In January, a 15-year-old girl at Samuel J. Tilden High School in Brooklyn was manhandled for no discernible reason by an armed police sergeant. The sergeant had grabbed her book bag and ordered her into a school detention room. When the girl replied, “That’s where I’m going,” the sergeant is alleged to have pushed her. The girl then said she was going to take down his name and badge number.
When she said that, according to a new study of police practices in the public schools by the American Civil Liberties Union, the sergeant jerked the girl’s left arm behind her back at a painful angle. The girl’s right hand slammed against a wall and she began to cry.
Students inside the room cried out in protest, but to no avail. The girl was taken to the police station and given a summons. That night the school’s assistant principal called the girl’s home and apologized to her mother for the incident.
One morning last fall a large contingent of police officers arrived unannounced at Wadleigh, a high school for the performing arts in Harlem, to do a spot check for weapons by herding students through portable metal detectors. One of the students, the vice president of the school government association, was afraid his cellphone would be confiscated so he called his mother and asked her to come get it. He waited outside the school for her to arrive.

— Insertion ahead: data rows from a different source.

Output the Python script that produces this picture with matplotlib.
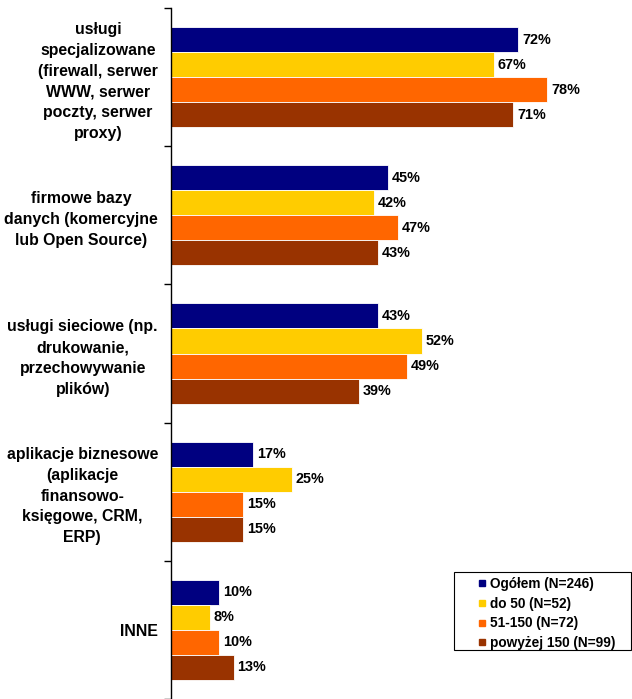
import numpy as np
import matplotlib
matplotlib.use("Agg")
import matplotlib.pyplot as plt
from matplotlib.lines import Line2D
from matplotlib.patches import Rectangle

plt.rcParams['font.family'] = ['Liberation Sans', 'DejaVu Sans']
plt.rcParams['font.weight'] = 'bold'

categories = [
    "usługi\nspecjalizowane\n(firewall, serwer\nWWW, serwer\npoczty, serwer\nproxy)",
    "firmowe bazy\ndanych (komercyjne\nlub Open Source)",
    "usługi sieciowe (np.\ndrukowanie,\nprzechowywanie\nplików)",
    "aplikacje biznesowe\n(aplikacje\nfinansowo-\nksięgowe, CRM,\nERP)",
    "INNE",
]
series_names = ["Ogółem (N=246)", "do 50 (N=52)", "51-150 (N=72)", "powyżej 150 (N=99)"]
ogolem = [72, 45, 43, 17, 10]
do50 = [67, 42, 52, 25, 8]
s51_150 = [78, 47, 49, 15, 10]
pow150 = [71, 43, 39, 15, 13]
values = [ogolem, do50, s51_150, pow150]
colors = ["#000080", "#FFCC00", "#FF6600", "#993300"]

W, H = 632, 699
fig = plt.figure(figsize=(W / 100, H / 100), dpi=100)
ax = fig.add_axes([171 / W, 0.0, 1 - 171 / W, 1 - 8 / H])

y = np.arange(len(categories))
h = 0.181
for i, (vals, col) in enumerate(zip(values, colors)):
    pos = y + (i - 1.5) * h
    ax.barh(pos, vals, height=h, color=col, edgecolor="white", linewidth=0.6)
    for p, v in zip(pos, vals):
        ax.text(v + 0.8, p, f"{v}%", va="center", ha="left", fontsize=10.4, fontweight="bold")

ax.set_xlim(0, 95.6)
ax.set_ylim(len(categories) - 0.5, -0.5)
ax.set_yticks(y)
ax.set_yticklabels(categories, fontsize=11.4, fontweight="bold", linespacing=1.48, multialignment="center")
ax.tick_params(axis="y", which="major", length=0, pad=9.4)
ax.set_yticks(np.arange(len(categories) + 1) - 0.5, minor=True)
ax.tick_params(axis="y", which="minor", length=5, width=1, direction="out")
ax.set_xticks([])
for s in ["top", "right", "bottom"]:
    ax.spines[s].set_visible(False)
ax.spines["left"].set_linewidth(1)

# legend frame drawn by hand, legend itself without frame
fig.patches.append(Rectangle((454 / W, 1 - 650 / H), (631 - 454) / W, 78 / H,
                             transform=fig.transFigure, facecolor="white",
                             edgecolor="black", linewidth=0.8, zorder=5))
handles = [Line2D([], [], marker="s", linestyle="none", markersize=5, color=c) for c in colors]
leg = fig.legend(handles, series_names, loc="upper left", bbox_to_anchor=(478 / W, 1 - 577 / H),
                 bbox_transform=fig.transFigure, borderaxespad=0, frameon=False,
                 prop={"size": 9.8, "weight": "bold"}, handlelength=0.6,
                 handletextpad=0.3, labelspacing=0.42, borderpad=0)
leg.set_zorder(6)

fig.savefig("out.png", dpi=100)
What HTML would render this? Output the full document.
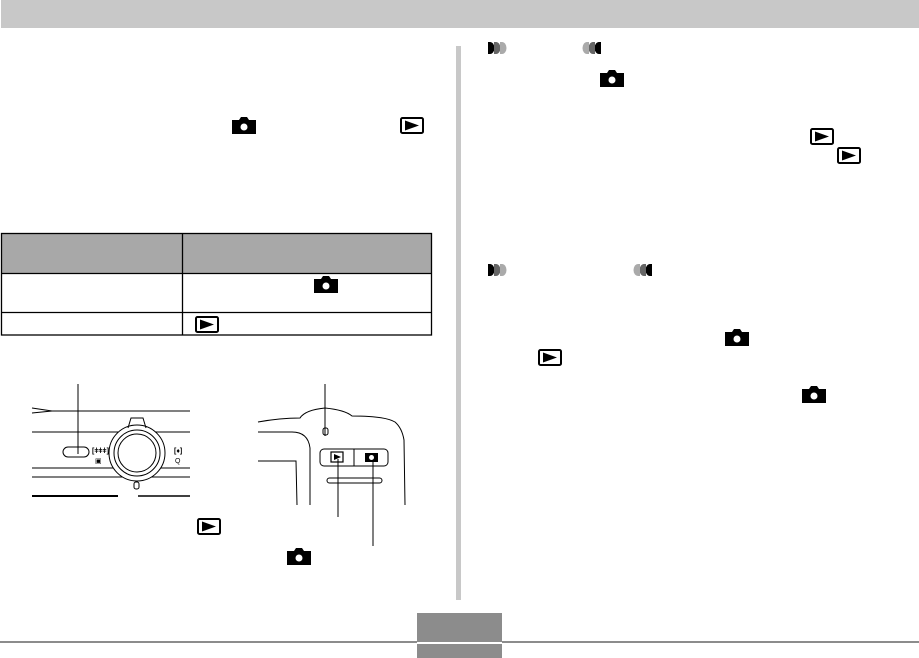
<!DOCTYPE html>
<html><head><style>
body{margin:0;width:919px;height:658px;background:#fff;position:relative;overflow:hidden;font-family:"Liberation Sans",sans-serif}
.a{position:absolute}
</style></head><body>
<div class="a" style="left:1px;top:0;width:918px;height:28px;background:#c8c8c8"></div>
<div class="a" style="left:456px;top:46px;width:5px;height:554px;background:#c8c8c8"></div>
<div class="a" style="left:1px;top:233px;width:430px;height:40px;background:#a8a8a8"></div>
<svg class="a" style="left:0;top:0" width="919" height="658">
<g stroke="#000" stroke-width="1.3" fill="none">
<rect x="1.5" y="233.5" width="430" height="101.5"/>
<line x1="1" y1="273.5" x2="431" y2="273.5"/>
<line x1="1" y1="312.5" x2="431" y2="312.5"/>
<line x1="182.5" y1="233" x2="182.5" y2="335"/>
</g>
<g stroke="#000" stroke-width="1" fill="none">
<line x1="78" y1="384" x2="78" y2="454"/>
<path d="M32 408 L52 411 L32 413"/>
<line x1="52" y1="411" x2="190" y2="411"/>
<line x1="32" y1="432" x2="190" y2="432"/>
<line x1="32" y1="468" x2="190" y2="468"/>
<line x1="32" y1="477" x2="190" y2="477"/>
<line x1="32" y1="496" x2="118" y2="496" stroke-width="2"/>
<line x1="138" y1="496" x2="190" y2="496" stroke-width="1.5"/>
<rect x="63" y="447" width="26" height="10" rx="5"/>
<circle cx="137" cy="453" r="28" fill="#fff"/>
<circle cx="137" cy="453" r="23"/>
<circle cx="137" cy="453" r="19"/>
<path d="M128 428 L131 418 L143 418 L146 428"/>
<rect x="134" y="482" width="5" height="7" rx="2"/>
<line x1="325" y1="384" x2="325" y2="436"/>
<path d="M258 422 Q280 418 300 418 Q305 410 325 408 Q345 410 352 416 Q385 416 395 422 Q402 428 404 440 L405 505"/>
<path d="M258 432 L292 432 Q308 432 310 448 L310 505"/>
<path d="M258 461 L296 461 L297 505"/>
<rect x="323" y="428" width="5" height="7" rx="2"/>
<rect x="320" y="449" width="68" height="17" rx="4"/>
<line x1="354" y1="449" x2="354" y2="466"/>
<rect x="327" y="478" width="55" height="5" rx="2.5"/>
<line x1="338" y1="459" x2="338" y2="517"/>
<line x1="373" y1="459" x2="373" y2="546"/>
</g>
<rect x="331" y="452" width="12" height="10" fill="none" stroke="#000" stroke-width="1.2"/>
<path d="M334 454 L341 457 L334 460Z"/>
<rect x="365" y="453" width="13" height="9" fill="#000"/><circle cx="371.5" cy="457.5" r="2.5" fill="#fff"/>
<text x="92" y="453" font-size="7" font-weight="bold">[ǂǂǂ]</text>
<text x="174" y="453" font-size="7" font-weight="bold">[♦]</text>
<text x="95" y="463" font-size="7">▣</text><text x="175" y="463" font-size="7">Q</text>
<g>
<path d="M488 42 h2 a4.5 6 0 0 1 0 12 h-2z" fill="#000"/><path d="M494 42 h2 a4.5 6 0 0 1 0 12 h-2z" fill="#666"/><path d="M500 42 h2 a4.5 6 0 0 1 0 12 h-2z" fill="#aaa"/>
<path d="M601 42 h-2 a4.5 6 0 0 0 0 12 h2z" fill="#000"/><path d="M595 42 h-2 a4.5 6 0 0 0 0 12 h2z" fill="#666"/><path d="M589 42 h-2 a4.5 6 0 0 0 0 12 h2z" fill="#aaa"/>
<path d="M488 264 h2 a4.5 6 0 0 1 0 12 h-2z" fill="#000"/><path d="M494 264 h2 a4.5 6 0 0 1 0 12 h-2z" fill="#666"/><path d="M500 264 h2 a4.5 6 0 0 1 0 12 h-2z" fill="#aaa"/>
<path d="M652 264 h-2 a4.5 6 0 0 0 0 12 h2z" fill="#000"/><path d="M646 264 h-2 a4.5 6 0 0 0 0 12 h2z" fill="#666"/><path d="M640 264 h-2 a4.5 6 0 0 0 0 12 h2z" fill="#aaa"/>
</g>
<defs>
<g id="c"><path d="M0 3 h7 l2 -3 h6 l2 3 h7 v14 h-24z" fill="#000"/><circle cx="12" cy="10" r="3.5" fill="#fff"/></g>
<g id="p"><rect x="1" y="1" width="22" height="15" rx="1.5" fill="#fff" stroke="#000" stroke-width="2"/><path d="M5 3.5 L19 8.5 L5 13.5Z" fill="#000"/></g>
</defs>
<use href="#c" x="232" y="117"/><use href="#c" x="314" y="276"/><use href="#c" x="600" y="70"/>
<use href="#c" x="725" y="329"/><use href="#c" x="802" y="386"/><use href="#c" x="287" y="548"/>
<use href="#p" x="400" y="117"/><use href="#p" x="195" y="316"/><use href="#p" x="810" y="128"/>
<use href="#p" x="837" y="147"/><use href="#p" x="538" y="349"/><use href="#p" x="197" y="518"/>
<rect x="0" y="641" width="919" height="2" fill="#8c8c8c"/>
<rect x="417" y="613" width="85" height="28" fill="#8c8c8c"/>
<rect x="417" y="644" width="85" height="14" fill="#8c8c8c"/>
<rect x="417" y="642" width="85" height="2" fill="#fff"/>
</svg>
</body></html>
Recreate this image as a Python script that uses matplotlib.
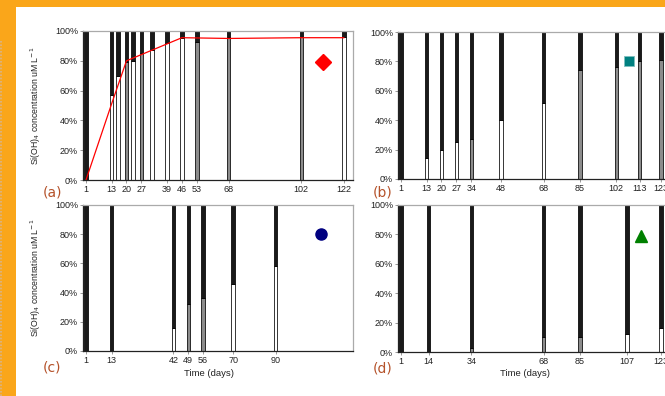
import matplotlib
matplotlib.use('Agg')
import matplotlib.pyplot as plt
from matplotlib.patches import Rectangle
from matplotlib.lines import Line2D

plt.rcParams['font.family'] = ['Liberation Sans', 'DejaVu Sans']

# ── Data ──────────────────────────────────────────────────────────────
# bar days, height (%) of the lower (light) segment, lower segment fill
a_days = [1, 13, 16, 20, 23, 27, 32, 39, 46, 53, 68, 102, 122]
a_low = [0, 57, 70, 79, 80, 85, 87, 92, 95.5, 92.5, 96, 96, 96]
a_fill = ['w', 'w', 'w', 'g', 'w', 'g', 'w', 'w', 'w', 'g', 'g', 'g', 'w']
a_ticks = [1, 13, 20, 27, 39, 46, 53, 68, 102, 122]
a_line_days = [1, 13, 20, 46, 68, 102, 122]
a_line_vals = [0, 51, 80, 95.5, 95, 95.5, 95.5]

b_days = [1, 13, 20, 27, 34, 48, 68, 85, 102, 113, 123]
b_low = [0, 14, 20, 25, 27, 40, 51.5, 74, 76, 80.5, 81]
b_fill = ['w', 'w', 'w', 'w', 'g', 'w', 'w', 'g', 'g', 'g', 'g']
b_ticks = [1, 13, 20, 27, 34, 48, 68, 85, 102, 113, 123]

c_days = [1, 13, 42, 49, 56, 70, 90]
c_low = [0, 0, 16, 32, 36.5, 46, 58]
c_fill = ['w', 'w', 'w', 'g', 'g', 'w', 'w']
c_ticks = [1, 13, 42, 49, 56, 70, 90]

d_days = [1, 14, 34, 68, 85, 107, 123]
d_low = [0, 0, 3, 10, 10, 12, 16.5]
d_fill = ['w', 'w', 'g', 'g', 'g', 'w', 'w']
d_ticks = [1, 14, 34, 68, 85, 107, 123]

# symbol marker for each panel: (day, %)
a_sym = (112, 79)
b_sym = (108, 80)
c_sym = (111.5, 80)
d_sym = (113.5, 79)

ORANGE = '#FAA61A'
LABEL_COL = '#B5522A'
FILLS = {'w': 'white', 'g': '#8c8c8c'}

W, H = 665, 396
fig = plt.figure(figsize=(W / 100, H / 100), dpi=100)
fig.patch.set_facecolor('white')

# orange frame (top + left band)
fig.patches.append(Rectangle((0, 1 - 7.3 / H), 1, 7.3 / H, transform=fig.transFigure,
                             facecolor=ORANGE, edgecolor='none', zorder=0))
fig.patches.append(Rectangle((0, 0), 16 / W, 1, transform=fig.transFigure,
                             facecolor=ORANGE, edgecolor='none', zorder=0))
fig.lines.append(Line2D([1 / W, 1 / W], [0, 1 - 40 / H], transform=fig.transFigure,
                        color='#d8b48a', linestyle=(0, (1, 1)), linewidth=1.2))


def px_box(x0, y_top, x1, y_bot):
    return [x0 / W, 1 - y_bot / H, (x1 - x0) / W, (y_bot - y_top) / H]


def draw_panel(box, days, low, fill, ticks, ylabel):
    ax = fig.add_axes(box)
    lows = low
    tops = [100 - v for v in low]
    colors = [FILLS[f] for f in fill]
    ax.bar(days, lows, width=1.6, color=colors, edgecolor='black', linewidth=0.55,
           zorder=2)
    ax.bar(days, tops, bottom=lows, width=1.6, color='#1a1a1a', edgecolor='black',
           linewidth=0.55, zorder=2)
    ax.set_xlim(-0.4, 126.3)
    ax.set_ylim(0, 100)
    ax.set_yticks([0, 20, 40, 60, 80, 100])
    ax.set_yticklabels(['0%', '20%', '40%', '60%', '80%', '100%'])
    ax.set_xticks(ticks)
    ax.set_xticklabels([str(t) for t in ticks])
    ax.tick_params(labelsize=6.5, length=2, width=0.6, color='#888888', pad=1.5,
                   labelcolor='#222222')
    for s in ['top', 'right']:
        ax.spines[s].set_color('#aaaaaa')
        ax.spines[s].set_linewidth(0.9)
    for s in ['left', 'bottom']:
        ax.spines[s].set_color('#222222')
        ax.spines[s].set_linewidth(0.9)
    if ylabel:
        ax.set_ylabel(r'Si(OH)$_4$ concentration uM L$^{-1}$', fontsize=6.3,
                      color='#222222')
        ax.yaxis.set_label_coords(-0.148, 0.5)
    return ax


ax_a = draw_panel(px_box(83, 31, 353, 180), a_days, a_low, a_fill, a_ticks, True)
ax_b = draw_panel(px_box(398, 32, 668, 179), b_days, b_low, b_fill, b_ticks, False)
ax_c = draw_panel(px_box(83, 205, 353, 351), c_days, c_low, c_fill, c_ticks, True)
ax_d = draw_panel(px_box(398, 205, 668, 352), d_days, d_low, d_fill, d_ticks, False)

ax_a.plot(a_line_days, a_line_vals, color='#ff0000', linewidth=0.9, zorder=3)

ax_a.plot(*a_sym, marker='D', markersize=8, color='#ff0000', zorder=4)
ax_b.plot(*b_sym, marker='s', markersize=7.5, color='#008080',
          markeredgecolor='#7fbfbf', markeredgewidth=0.6, zorder=4)
ax_c.plot(*c_sym, marker='o', markersize=8, color='#000080', zorder=4)
ax_d.plot(*d_sym, marker='^', markersize=8, color='#008000', zorder=4)

# panel letters
for lbl, x, y in [('(a)', 52.5, 193), ('(b)', 382.5, 193),
                  ('(c)', 52.5, 367.5), ('(d)', 382.5, 368)]:
    fig.text(x / W, 1 - y / H, lbl, fontsize=10, color=LABEL_COL,
             family=['DejaVu Sans'], ha='center', va='center')

# x labels on the bottom row
fig.text(208.5 / W, 1 - 373 / H, 'Time (days)', fontsize=6.8, color='#222222',
         ha='center', va='center')
fig.text(525 / W, 1 - 373.5 / H, 'Time (days)', fontsize=6.8, color='#222222',
         ha='center', va='center')

fig.savefig('out.png', dpi=100, facecolor='white')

When police officers approached him, he explained that his mother was coming to meet him and would be there in just a few minutes. The police, according to the report, called him a smart-aleck, seized his cellphone, handcuffed him, took him to the local stationhouse and put him in jail.
Unaware that her son had been arrested, the mother was frantic when she couldn’t find him at the school. The charges against the boy were later dropped.
There is nothing unusual about this type of activity. A math teacher at the Urban Assembly Academy of History and Citizenship rushed outside the school one day last fall when he heard that a student was being assaulted. He saw a police officer slam a boy against a car. Explaining that the boy was his student, the teacher said, “He’s just a kid.”
According to the report, the police officer then hit and shoved the teacher. People in a group that had gathered cried out: “He’s a teacher! He’s a teacher!”
A second officer reportedly grabbed the teacher from behind and threw him onto the sidewalk. The teacher’s head bounced against the pavement. While on the ground, the teacher was handcuffed as students and school staffers looked on. He was arrested and taken off to jail.
The report, a must-read for anyone interested in the reality of public school life in New York, is titled “Criminalizing the Classroom” and was released jointly by the New York Civil Liberties Union and the Racial Justice Program of the national A.C.L.U.
“Girls,” the report said, “are particularly targeted for intrusive searches. Girls whose underwire bras set off metal detectors must lift up their shirts so (security aides) can verify that they are not concealing metal objects. Many girls reported that officers ordered them to unbuckle and/or unzip their pants for the purpose of verifying that the students were not concealing cellphones.”
There is no excuse whatever for this systematic mistreatment of New York City students. Mayor Michael Bloomberg is in charge of the school system, and he and Commissioner Ray Kelly run the Police Department. Parents across the city should demand that they step in and bring this cruel madness to an end.